>> BEGIN

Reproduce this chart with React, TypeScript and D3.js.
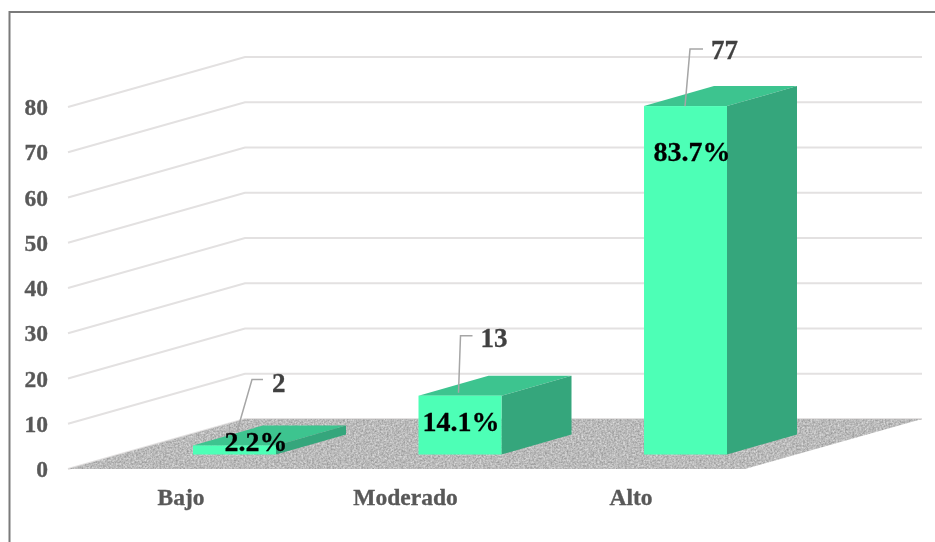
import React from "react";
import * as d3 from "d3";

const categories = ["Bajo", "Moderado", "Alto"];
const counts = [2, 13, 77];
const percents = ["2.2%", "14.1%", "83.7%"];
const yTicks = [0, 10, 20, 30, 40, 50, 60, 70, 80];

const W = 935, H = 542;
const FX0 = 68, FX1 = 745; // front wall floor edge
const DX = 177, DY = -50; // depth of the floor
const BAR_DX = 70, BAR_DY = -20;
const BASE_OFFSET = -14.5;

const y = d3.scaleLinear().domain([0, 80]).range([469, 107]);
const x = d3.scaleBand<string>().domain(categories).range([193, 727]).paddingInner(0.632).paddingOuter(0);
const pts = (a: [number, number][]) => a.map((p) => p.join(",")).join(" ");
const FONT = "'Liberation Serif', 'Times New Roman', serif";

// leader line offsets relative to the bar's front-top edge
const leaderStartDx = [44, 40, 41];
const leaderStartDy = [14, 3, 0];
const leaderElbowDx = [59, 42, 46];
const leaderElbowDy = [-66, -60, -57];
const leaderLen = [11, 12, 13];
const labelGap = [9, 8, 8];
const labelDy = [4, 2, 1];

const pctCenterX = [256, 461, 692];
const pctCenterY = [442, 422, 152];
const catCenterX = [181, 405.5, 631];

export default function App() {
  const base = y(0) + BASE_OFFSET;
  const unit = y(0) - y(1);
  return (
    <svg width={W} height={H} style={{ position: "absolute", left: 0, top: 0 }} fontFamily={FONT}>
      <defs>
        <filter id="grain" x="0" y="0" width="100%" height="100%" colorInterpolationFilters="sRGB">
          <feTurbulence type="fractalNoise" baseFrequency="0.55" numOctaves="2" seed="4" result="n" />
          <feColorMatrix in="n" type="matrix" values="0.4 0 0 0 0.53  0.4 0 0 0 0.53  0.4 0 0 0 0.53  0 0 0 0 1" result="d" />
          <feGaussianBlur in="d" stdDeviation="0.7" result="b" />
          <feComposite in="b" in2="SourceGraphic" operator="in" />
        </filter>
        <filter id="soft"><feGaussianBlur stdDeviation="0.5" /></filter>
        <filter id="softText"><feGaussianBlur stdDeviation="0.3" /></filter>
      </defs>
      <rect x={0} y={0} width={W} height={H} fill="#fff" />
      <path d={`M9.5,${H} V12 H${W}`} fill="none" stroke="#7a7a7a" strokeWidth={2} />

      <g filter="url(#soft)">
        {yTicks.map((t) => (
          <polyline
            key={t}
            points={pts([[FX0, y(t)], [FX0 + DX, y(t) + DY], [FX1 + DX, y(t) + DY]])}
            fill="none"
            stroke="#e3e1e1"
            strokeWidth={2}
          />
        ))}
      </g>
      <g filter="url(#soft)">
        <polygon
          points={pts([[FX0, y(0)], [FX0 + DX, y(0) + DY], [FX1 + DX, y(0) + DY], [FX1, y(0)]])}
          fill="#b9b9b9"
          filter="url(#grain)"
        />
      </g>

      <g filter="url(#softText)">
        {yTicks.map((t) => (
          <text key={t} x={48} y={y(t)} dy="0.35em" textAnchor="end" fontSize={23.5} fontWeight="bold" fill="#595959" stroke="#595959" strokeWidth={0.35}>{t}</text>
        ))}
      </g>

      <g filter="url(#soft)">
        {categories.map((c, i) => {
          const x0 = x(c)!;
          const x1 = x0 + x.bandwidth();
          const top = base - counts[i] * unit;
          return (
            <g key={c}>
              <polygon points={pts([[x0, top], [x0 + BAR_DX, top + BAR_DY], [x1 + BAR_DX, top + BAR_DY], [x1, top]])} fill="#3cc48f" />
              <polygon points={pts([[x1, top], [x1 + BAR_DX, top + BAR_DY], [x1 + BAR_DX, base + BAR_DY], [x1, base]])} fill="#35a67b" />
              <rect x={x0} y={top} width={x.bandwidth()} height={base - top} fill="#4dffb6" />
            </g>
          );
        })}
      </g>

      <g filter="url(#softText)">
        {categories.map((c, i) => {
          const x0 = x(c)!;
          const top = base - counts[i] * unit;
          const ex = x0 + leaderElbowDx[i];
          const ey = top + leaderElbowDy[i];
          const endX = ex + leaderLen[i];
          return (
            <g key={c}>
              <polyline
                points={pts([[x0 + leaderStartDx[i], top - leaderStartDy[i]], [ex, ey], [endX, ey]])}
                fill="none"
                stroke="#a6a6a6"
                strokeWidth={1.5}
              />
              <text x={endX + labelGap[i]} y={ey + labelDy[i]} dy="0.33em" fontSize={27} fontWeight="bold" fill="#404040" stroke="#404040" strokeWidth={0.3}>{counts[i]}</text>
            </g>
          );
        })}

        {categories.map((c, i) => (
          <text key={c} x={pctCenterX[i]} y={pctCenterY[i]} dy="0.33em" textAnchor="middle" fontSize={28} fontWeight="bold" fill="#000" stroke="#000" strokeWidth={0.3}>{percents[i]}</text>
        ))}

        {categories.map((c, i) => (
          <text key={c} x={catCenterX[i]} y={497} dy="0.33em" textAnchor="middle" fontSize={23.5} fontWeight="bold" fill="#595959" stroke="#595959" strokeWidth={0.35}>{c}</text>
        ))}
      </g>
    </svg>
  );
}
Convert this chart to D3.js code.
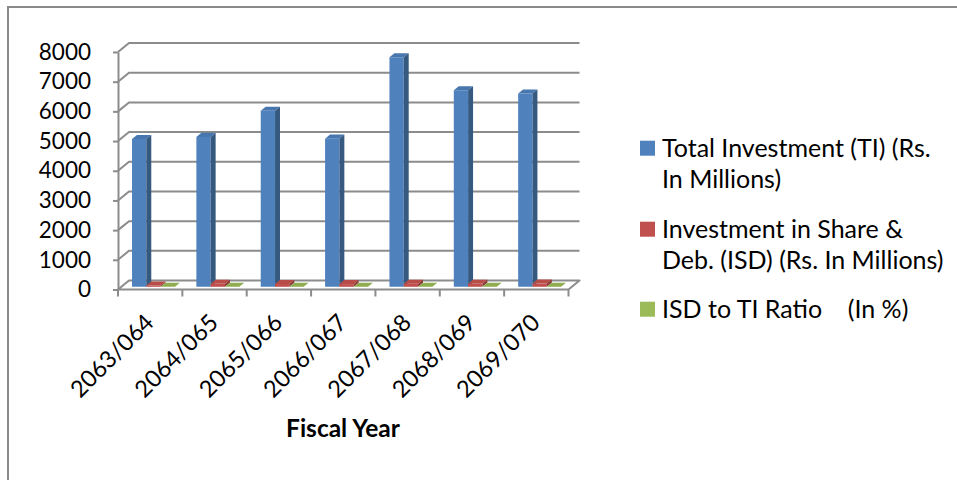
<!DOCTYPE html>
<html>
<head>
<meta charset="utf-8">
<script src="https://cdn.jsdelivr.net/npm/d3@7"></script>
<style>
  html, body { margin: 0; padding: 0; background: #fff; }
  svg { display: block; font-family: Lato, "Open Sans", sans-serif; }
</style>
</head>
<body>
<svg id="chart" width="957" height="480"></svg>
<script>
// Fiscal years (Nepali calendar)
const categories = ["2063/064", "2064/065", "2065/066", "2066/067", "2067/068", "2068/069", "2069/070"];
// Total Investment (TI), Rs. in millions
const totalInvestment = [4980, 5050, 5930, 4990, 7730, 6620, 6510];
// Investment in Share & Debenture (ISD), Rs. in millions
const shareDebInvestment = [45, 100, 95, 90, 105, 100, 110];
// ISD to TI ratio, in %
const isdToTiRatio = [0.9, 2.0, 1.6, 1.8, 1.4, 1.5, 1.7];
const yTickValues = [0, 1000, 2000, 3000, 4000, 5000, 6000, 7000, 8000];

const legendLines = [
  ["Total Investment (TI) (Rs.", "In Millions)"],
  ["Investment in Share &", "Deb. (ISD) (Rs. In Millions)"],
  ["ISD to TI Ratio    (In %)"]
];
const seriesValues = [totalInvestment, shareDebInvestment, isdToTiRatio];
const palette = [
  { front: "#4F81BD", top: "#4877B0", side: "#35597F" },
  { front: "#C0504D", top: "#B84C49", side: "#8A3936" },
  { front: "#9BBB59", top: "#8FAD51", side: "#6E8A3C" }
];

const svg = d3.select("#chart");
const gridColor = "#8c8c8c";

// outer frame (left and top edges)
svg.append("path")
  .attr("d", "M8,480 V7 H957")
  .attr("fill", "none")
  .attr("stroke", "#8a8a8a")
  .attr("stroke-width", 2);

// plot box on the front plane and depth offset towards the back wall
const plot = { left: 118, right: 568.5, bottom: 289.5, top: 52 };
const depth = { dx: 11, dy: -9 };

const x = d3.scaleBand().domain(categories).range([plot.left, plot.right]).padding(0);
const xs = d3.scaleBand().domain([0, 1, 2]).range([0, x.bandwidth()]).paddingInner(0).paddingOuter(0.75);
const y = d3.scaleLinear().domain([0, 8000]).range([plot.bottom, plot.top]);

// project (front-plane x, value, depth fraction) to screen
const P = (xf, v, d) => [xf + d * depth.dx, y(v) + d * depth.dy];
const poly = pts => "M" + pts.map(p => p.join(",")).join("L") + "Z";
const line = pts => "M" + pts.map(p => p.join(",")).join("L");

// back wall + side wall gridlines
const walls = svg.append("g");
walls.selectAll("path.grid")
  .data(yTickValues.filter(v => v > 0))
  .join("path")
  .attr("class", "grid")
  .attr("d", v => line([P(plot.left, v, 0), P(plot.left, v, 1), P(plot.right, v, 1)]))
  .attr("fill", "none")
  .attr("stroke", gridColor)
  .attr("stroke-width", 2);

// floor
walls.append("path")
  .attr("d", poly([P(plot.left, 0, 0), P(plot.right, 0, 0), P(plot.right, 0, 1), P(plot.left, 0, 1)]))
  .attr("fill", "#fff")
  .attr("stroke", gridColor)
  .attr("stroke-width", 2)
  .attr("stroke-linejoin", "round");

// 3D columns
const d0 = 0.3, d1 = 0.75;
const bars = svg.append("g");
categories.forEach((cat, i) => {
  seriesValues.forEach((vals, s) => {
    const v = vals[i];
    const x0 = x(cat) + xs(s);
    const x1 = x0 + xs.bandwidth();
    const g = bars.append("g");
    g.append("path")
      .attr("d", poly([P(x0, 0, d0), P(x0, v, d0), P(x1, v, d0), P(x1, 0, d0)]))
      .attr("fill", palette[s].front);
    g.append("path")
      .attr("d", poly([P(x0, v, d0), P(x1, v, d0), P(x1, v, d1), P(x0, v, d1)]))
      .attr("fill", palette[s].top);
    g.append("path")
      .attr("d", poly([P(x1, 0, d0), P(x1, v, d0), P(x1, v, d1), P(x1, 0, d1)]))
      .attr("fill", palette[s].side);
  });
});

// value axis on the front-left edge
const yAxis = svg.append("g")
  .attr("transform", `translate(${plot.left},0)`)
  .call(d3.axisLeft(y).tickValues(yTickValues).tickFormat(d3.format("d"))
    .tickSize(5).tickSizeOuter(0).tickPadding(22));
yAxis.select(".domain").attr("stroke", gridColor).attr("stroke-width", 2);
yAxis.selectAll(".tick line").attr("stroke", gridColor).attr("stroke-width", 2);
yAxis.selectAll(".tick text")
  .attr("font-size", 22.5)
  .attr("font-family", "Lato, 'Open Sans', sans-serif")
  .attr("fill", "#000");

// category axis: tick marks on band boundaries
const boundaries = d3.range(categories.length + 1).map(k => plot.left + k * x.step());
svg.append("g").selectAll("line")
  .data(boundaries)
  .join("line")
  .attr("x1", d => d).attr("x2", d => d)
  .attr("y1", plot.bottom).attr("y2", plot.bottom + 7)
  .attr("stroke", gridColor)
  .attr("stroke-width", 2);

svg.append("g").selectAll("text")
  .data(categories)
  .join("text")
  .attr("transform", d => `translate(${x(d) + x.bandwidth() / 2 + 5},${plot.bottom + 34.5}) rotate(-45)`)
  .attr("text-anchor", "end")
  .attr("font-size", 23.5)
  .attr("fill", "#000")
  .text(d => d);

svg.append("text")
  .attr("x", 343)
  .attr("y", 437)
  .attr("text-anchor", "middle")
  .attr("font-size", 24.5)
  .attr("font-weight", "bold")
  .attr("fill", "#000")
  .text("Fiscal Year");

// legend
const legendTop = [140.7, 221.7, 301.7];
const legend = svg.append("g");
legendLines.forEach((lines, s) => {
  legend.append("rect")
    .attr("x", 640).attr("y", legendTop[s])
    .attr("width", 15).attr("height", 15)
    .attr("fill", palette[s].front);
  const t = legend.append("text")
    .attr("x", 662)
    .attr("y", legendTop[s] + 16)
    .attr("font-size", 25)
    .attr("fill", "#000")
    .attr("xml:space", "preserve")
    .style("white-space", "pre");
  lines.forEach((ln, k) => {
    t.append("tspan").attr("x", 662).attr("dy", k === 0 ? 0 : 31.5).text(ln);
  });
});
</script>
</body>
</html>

>> END
>> BEGIN

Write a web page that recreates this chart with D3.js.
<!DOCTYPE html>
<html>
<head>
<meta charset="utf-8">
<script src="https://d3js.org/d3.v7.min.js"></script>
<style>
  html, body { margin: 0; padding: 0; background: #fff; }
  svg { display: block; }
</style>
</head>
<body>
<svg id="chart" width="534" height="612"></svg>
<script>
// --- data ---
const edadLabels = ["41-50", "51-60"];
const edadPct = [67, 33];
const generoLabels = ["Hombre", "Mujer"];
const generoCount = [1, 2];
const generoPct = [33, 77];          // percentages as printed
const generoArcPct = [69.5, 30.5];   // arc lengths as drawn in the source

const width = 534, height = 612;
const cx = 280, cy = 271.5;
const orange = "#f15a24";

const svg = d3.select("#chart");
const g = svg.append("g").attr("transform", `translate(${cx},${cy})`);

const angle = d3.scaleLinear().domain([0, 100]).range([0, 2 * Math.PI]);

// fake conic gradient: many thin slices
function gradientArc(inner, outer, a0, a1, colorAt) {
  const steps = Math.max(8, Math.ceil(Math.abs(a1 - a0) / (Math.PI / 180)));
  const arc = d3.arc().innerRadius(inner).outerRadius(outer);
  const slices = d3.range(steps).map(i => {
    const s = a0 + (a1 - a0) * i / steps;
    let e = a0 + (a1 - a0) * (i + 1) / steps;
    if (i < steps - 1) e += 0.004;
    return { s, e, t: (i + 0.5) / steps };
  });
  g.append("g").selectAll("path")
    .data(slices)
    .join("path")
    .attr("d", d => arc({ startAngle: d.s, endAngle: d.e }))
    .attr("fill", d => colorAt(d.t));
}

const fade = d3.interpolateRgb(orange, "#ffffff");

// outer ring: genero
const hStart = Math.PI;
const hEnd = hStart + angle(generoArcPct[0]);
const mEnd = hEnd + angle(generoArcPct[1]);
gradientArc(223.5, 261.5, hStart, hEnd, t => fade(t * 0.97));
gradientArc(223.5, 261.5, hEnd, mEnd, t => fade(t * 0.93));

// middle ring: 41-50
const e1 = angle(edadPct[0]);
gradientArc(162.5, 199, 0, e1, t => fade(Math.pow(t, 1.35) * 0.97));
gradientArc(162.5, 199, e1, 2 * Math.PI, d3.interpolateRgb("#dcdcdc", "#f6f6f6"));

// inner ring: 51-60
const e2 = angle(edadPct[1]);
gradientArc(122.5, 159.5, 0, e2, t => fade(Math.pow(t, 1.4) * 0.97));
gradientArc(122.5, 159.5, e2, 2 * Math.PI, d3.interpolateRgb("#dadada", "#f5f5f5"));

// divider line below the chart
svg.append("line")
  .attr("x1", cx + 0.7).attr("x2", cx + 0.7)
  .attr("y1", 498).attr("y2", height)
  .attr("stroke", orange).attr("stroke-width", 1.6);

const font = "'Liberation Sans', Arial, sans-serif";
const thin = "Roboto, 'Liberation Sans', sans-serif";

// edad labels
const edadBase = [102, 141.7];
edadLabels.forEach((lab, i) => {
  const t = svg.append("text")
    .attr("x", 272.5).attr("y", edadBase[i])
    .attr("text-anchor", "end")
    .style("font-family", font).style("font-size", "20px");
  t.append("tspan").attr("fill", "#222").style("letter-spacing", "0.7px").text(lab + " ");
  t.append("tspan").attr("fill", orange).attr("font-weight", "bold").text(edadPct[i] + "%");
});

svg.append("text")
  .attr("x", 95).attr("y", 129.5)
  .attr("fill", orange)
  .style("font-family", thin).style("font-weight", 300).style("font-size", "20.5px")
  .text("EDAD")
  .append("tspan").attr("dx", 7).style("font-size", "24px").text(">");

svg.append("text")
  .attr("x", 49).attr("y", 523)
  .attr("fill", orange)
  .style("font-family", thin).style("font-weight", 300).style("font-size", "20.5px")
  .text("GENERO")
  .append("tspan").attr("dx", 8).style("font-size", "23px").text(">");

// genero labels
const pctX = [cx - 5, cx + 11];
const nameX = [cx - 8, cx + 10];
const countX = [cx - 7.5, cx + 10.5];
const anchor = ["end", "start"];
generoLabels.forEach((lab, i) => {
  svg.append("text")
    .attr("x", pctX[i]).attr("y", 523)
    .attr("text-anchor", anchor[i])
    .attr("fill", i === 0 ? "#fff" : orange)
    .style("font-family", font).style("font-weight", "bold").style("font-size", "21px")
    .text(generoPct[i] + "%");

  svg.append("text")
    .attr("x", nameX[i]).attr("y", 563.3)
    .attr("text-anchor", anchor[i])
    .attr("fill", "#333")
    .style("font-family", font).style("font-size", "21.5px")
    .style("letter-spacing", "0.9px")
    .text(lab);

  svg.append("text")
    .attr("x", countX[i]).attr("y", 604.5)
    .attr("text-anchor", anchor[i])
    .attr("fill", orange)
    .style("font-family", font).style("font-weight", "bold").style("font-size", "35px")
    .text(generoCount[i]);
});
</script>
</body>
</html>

>> END

## [Direction]
Going back to the data above, write out everything from the line with "Reproduce this chart" down to the line with "const catCenterX = [181, 405.5, 631];", both included, leaving every picture out.

## [Response]
Reproduce this chart with React, TypeScript and D3.js.
import React from "react";
import * as d3 from "d3";

const categories = ["Bajo", "Moderado", "Alto"];
const counts = [2, 13, 77];
const percents = ["2.2%", "14.1%", "83.7%"];
const yTicks = [0, 10, 20, 30, 40, 50, 60, 70, 80];

const W = 935, H = 542;
const FX0 = 68, FX1 = 745; // front wall floor edge
const DX = 177, DY = -50; // depth of the floor
const BAR_DX = 70, BAR_DY = -20;
const BASE_OFFSET = -14.5;

const y = d3.scaleLinear().domain([0, 80]).range([469, 107]);
const x = d3.scaleBand<string>().domain(categories).range([193, 727]).paddingInner(0.632).paddingOuter(0);
const pts = (a: [number, number][]) => a.map((p) => p.join(",")).join(" ");
const FONT = "'Liberation Serif', 'Times New Roman', serif";

// leader line offsets relative to the bar's front-top edge
const leaderStartDx = [44, 40, 41];
const leaderStartDy = [14, 3, 0];
const leaderElbowDx = [59, 42, 46];
const leaderElbowDy = [-66, -60, -57];
const leaderLen = [11, 12, 13];
const labelGap = [9, 8, 8];
const labelDy = [4, 2, 1];

const pctCenterX = [256, 461, 692];
const pctCenterY = [442, 422, 152];
const catCenterX = [181, 405.5, 631];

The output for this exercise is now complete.